=== RECORDED INFORMATION ===

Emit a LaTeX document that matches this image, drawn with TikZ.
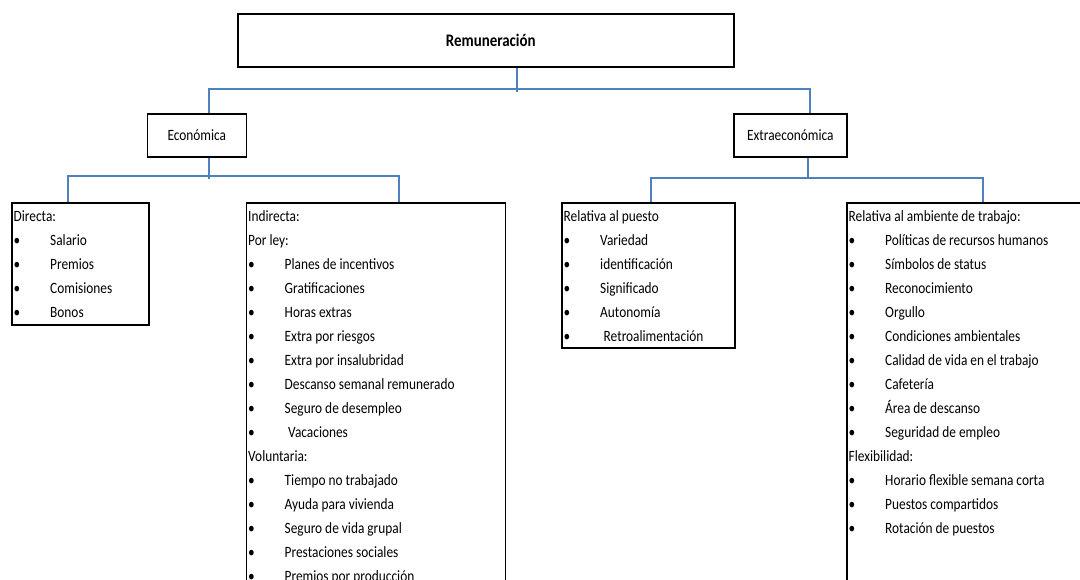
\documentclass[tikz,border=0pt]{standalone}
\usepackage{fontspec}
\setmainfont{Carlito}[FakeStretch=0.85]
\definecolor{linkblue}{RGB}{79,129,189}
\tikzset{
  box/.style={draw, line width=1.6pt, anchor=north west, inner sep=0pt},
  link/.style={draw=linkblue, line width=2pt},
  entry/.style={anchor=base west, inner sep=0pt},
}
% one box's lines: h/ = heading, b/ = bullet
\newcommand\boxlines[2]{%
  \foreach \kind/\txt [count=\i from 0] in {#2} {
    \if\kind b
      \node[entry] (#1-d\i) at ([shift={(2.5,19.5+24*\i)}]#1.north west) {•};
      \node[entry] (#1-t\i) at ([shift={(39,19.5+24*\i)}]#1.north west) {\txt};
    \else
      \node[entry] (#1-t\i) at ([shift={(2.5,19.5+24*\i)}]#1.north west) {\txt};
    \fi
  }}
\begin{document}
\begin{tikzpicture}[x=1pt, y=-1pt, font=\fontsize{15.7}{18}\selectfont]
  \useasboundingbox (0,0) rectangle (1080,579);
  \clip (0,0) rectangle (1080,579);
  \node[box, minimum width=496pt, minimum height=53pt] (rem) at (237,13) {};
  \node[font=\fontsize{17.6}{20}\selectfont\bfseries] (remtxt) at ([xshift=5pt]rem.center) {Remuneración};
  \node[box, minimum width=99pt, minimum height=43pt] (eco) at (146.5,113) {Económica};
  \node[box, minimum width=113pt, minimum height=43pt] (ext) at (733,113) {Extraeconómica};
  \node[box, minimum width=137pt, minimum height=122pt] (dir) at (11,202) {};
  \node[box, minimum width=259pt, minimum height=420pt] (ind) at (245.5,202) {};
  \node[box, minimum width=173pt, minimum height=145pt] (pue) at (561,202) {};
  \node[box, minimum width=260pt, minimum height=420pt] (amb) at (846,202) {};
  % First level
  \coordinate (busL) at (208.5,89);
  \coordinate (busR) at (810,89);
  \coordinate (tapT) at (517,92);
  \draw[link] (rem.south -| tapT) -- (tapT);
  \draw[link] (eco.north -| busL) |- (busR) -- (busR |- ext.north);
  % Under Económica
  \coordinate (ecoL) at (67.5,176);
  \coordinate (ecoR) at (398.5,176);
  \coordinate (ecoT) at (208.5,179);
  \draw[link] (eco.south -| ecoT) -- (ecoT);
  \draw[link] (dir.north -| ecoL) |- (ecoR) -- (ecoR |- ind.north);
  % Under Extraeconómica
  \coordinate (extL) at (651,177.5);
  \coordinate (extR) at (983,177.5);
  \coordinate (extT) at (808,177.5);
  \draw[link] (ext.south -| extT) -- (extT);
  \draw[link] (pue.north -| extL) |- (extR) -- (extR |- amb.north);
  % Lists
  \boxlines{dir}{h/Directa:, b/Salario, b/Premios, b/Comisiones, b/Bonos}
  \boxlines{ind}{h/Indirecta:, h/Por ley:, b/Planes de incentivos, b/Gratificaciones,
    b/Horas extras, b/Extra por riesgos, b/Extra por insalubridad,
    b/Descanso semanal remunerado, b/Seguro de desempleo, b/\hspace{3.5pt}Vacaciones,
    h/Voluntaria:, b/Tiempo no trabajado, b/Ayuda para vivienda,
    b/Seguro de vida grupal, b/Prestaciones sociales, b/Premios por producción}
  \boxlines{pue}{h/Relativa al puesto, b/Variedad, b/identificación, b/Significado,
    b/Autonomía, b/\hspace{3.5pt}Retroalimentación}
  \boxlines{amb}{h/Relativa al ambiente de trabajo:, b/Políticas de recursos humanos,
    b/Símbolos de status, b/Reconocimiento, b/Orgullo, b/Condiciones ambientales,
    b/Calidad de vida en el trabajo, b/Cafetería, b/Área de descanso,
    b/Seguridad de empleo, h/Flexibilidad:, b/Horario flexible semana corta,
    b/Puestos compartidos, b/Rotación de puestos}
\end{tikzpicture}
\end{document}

===

### AIM OF THE TASK
Transcribe all the data word for word; the images stay out.

### SOLUTION BELOW
Emit a LaTeX document that matches this image, drawn with TikZ.
\documentclass[tikz,border=0pt]{standalone}
\usepackage{fontspec}
\setmainfont{Carlito}[FakeStretch=0.85]
\definecolor{linkblue}{RGB}{79,129,189}
\tikzset{
  box/.style={draw, line width=1.6pt, anchor=north west, inner sep=0pt},
  link/.style={draw=linkblue, line width=2pt},
  entry/.style={anchor=base west, inner sep=0pt},
}
% one box's lines: h/ = heading, b/ = bullet
\newcommand\boxlines[2]{%
  \foreach \kind/\txt [count=\i from 0] in {#2} {
    \if\kind b
      \node[entry] (#1-d\i) at ([shift={(2.5,19.5+24*\i)}]#1.north west) {•};
      \node[entry] (#1-t\i) at ([shift={(39,19.5+24*\i)}]#1.north west) {\txt};
    \else
      \node[entry] (#1-t\i) at ([shift={(2.5,19.5+24*\i)}]#1.north west) {\txt};
    \fi
  }}
\begin{document}
\begin{tikzpicture}[x=1pt, y=-1pt, font=\fontsize{15.7}{18}\selectfont]
  \useasboundingbox (0,0) rectangle (1080,579);
  \clip (0,0) rectangle (1080,579);
  \node[box, minimum width=496pt, minimum height=53pt] (rem) at (237,13) {};
  \node[font=\fontsize{17.6}{20}\selectfont\bfseries] (remtxt) at ([xshift=5pt]rem.center) {Remuneración};
  \node[box, minimum width=99pt, minimum height=43pt] (eco) at (146.5,113) {Económica};
  \node[box, minimum width=113pt, minimum height=43pt] (ext) at (733,113) {Extraeconómica};
  \node[box, minimum width=137pt, minimum height=122pt] (dir) at (11,202) {};
  \node[box, minimum width=259pt, minimum height=420pt] (ind) at (245.5,202) {};
  \node[box, minimum width=173pt, minimum height=145pt] (pue) at (561,202) {};
  \node[box, minimum width=260pt, minimum height=420pt] (amb) at (846,202) {};
  % First level
  \coordinate (busL) at (208.5,89);
  \coordinate (busR) at (810,89);
  \coordinate (tapT) at (517,92);
  \draw[link] (rem.south -| tapT) -- (tapT);
  \draw[link] (eco.north -| busL) |- (busR) -- (busR |- ext.north);
  % Under Económica
  \coordinate (ecoL) at (67.5,176);
  \coordinate (ecoR) at (398.5,176);
  \coordinate (ecoT) at (208.5,179);
  \draw[link] (eco.south -| ecoT) -- (ecoT);
  \draw[link] (dir.north -| ecoL) |- (ecoR) -- (ecoR |- ind.north);
  % Under Extraeconómica
  \coordinate (extL) at (651,177.5);
  \coordinate (extR) at (983,177.5);
  \coordinate (extT) at (808,177.5);
  \draw[link] (ext.south -| extT) -- (extT);
  \draw[link] (pue.north -| extL) |- (extR) -- (extR |- amb.north);
  % Lists
  \boxlines{dir}{h/Directa:, b/Salario, b/Premios, b/Comisiones, b/Bonos}
  \boxlines{ind}{h/Indirecta:, h/Por ley:, b/Planes de incentivos, b/Gratificaciones,
    b/Horas extras, b/Extra por riesgos, b/Extra por insalubridad,
    b/Descanso semanal remunerado, b/Seguro de desempleo, b/\hspace{3.5pt}Vacaciones,
    h/Voluntaria:, b/Tiempo no trabajado, b/Ayuda para vivienda,
    b/Seguro de vida grupal, b/Prestaciones sociales, b/Premios por producción}
  \boxlines{pue}{h/Relativa al puesto, b/Variedad, b/identificación, b/Significado,
    b/Autonomía, b/\hspace{3.5pt}Retroalimentación}
  \boxlines{amb}{h/Relativa al ambiente de trabajo:, b/Políticas de recursos humanos,
    b/Símbolos de status, b/Reconocimiento, b/Orgullo, b/Condiciones ambientales,
    b/Calidad de vida en el trabajo, b/Cafetería, b/Área de descanso,
    b/Seguridad de empleo, h/Flexibilidad:, b/Horario flexible semana corta,
    b/Puestos compartidos, b/Rotación de puestos}
\end{tikzpicture}
\end{document}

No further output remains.